■ **What to do**:
Copy out exactly the lines from the start of the data to the line containing "Chart.register(...registerables);". Include both.

■ **Information supplied**:
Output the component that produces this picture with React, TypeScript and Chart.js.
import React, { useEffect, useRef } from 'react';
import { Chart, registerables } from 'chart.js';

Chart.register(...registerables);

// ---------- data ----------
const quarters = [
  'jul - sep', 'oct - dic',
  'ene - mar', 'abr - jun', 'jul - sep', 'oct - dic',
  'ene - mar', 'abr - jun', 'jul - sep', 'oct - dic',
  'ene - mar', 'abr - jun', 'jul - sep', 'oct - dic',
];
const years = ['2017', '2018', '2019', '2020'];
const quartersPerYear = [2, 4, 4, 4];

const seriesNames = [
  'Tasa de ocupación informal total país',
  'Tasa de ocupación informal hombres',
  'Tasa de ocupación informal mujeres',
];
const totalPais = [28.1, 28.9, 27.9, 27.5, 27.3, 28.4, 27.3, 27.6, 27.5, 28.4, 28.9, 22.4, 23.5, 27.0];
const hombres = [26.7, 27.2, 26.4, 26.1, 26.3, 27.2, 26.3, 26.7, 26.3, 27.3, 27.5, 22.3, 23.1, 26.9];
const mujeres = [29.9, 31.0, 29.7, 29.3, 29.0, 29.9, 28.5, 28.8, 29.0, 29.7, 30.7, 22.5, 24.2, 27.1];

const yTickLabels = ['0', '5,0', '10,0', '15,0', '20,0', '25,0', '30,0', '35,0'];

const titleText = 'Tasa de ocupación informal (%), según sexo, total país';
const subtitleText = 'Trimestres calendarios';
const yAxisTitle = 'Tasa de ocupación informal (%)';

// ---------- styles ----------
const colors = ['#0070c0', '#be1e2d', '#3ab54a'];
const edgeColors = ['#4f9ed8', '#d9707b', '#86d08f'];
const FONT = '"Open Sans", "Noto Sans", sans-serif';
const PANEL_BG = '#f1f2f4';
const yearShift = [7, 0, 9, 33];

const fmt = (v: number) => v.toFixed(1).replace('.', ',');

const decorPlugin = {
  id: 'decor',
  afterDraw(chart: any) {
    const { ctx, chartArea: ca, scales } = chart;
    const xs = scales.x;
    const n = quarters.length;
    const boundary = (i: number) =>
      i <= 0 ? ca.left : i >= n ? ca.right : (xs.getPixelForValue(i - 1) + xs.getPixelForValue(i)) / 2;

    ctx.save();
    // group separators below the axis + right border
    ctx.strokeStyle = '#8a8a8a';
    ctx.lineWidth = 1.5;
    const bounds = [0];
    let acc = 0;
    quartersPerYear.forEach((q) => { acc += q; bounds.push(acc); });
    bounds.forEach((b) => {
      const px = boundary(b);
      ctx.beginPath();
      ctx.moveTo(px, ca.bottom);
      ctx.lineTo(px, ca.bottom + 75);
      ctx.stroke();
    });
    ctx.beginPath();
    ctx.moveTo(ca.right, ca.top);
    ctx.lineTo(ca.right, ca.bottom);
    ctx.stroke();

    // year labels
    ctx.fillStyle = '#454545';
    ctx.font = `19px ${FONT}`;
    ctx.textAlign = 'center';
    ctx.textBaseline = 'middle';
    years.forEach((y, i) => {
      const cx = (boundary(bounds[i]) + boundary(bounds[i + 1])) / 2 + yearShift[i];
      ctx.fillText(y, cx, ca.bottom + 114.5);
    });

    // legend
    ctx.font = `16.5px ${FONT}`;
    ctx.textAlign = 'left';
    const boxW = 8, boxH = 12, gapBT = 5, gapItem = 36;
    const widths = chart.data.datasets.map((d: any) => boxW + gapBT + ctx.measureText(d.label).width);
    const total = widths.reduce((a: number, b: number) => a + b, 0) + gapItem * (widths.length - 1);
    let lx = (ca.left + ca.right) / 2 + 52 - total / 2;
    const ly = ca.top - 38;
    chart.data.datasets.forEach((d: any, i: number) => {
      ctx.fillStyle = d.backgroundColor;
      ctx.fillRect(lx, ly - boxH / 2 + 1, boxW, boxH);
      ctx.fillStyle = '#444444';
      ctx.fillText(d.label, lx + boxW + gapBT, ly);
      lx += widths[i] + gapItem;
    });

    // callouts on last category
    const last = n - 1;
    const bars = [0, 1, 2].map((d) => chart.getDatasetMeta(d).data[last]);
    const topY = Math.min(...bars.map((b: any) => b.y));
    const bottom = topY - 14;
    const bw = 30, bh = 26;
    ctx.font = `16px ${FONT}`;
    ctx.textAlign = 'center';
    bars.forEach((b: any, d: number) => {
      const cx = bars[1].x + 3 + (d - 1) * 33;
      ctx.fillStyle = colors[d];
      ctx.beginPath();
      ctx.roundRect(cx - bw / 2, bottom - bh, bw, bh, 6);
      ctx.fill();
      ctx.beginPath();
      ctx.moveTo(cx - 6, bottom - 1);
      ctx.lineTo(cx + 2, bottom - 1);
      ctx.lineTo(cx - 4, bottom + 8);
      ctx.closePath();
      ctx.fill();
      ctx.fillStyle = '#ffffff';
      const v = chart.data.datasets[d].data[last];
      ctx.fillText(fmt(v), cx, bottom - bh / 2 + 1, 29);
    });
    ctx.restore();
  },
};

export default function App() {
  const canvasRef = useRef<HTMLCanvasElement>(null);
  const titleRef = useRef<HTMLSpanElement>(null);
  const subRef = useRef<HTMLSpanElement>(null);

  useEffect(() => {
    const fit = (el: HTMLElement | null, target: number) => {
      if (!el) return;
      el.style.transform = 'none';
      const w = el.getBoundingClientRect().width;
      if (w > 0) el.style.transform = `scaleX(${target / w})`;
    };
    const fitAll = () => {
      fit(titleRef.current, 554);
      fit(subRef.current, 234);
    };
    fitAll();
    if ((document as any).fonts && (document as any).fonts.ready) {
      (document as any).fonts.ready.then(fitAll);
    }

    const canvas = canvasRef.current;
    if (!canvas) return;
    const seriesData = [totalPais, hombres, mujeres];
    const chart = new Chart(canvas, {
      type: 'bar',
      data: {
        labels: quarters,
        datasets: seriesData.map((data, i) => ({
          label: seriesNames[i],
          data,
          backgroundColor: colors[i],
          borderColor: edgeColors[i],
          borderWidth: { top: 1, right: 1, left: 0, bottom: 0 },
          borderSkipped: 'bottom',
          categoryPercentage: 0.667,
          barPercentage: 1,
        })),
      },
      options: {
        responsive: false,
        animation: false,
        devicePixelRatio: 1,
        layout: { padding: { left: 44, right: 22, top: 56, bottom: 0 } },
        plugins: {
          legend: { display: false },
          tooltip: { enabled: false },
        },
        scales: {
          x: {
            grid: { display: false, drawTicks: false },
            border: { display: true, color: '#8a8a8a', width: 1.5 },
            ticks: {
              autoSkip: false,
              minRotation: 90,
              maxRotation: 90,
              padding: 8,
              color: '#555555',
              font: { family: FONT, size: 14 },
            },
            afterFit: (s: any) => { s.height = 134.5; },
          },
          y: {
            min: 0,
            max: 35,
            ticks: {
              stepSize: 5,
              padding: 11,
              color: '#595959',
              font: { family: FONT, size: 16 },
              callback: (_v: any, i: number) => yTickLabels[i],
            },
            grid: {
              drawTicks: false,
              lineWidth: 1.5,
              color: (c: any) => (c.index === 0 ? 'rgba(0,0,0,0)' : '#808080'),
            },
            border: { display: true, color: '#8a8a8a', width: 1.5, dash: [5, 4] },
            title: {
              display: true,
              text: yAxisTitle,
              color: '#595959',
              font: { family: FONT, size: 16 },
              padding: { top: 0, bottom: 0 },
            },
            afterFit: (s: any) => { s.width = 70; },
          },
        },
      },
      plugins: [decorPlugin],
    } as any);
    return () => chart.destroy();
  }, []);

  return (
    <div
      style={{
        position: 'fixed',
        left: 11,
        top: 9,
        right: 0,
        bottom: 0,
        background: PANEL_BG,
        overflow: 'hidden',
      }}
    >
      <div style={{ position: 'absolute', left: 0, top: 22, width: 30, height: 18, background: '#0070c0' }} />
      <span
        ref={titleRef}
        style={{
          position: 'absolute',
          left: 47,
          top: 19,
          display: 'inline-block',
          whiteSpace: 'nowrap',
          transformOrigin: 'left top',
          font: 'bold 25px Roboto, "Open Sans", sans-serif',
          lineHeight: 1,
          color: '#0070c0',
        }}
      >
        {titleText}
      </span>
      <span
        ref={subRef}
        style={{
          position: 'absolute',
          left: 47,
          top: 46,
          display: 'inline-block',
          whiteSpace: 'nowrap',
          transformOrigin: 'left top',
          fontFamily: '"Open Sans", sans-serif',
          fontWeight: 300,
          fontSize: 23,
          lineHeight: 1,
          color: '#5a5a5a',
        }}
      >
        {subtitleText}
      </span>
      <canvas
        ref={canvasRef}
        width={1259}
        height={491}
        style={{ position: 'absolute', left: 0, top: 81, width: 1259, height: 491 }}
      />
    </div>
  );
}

■ **Finished answer**:
Output the component that produces this picture with React, TypeScript and Chart.js.
import React, { useEffect, useRef } from 'react';
import { Chart, registerables } from 'chart.js';

Chart.register(...registerables);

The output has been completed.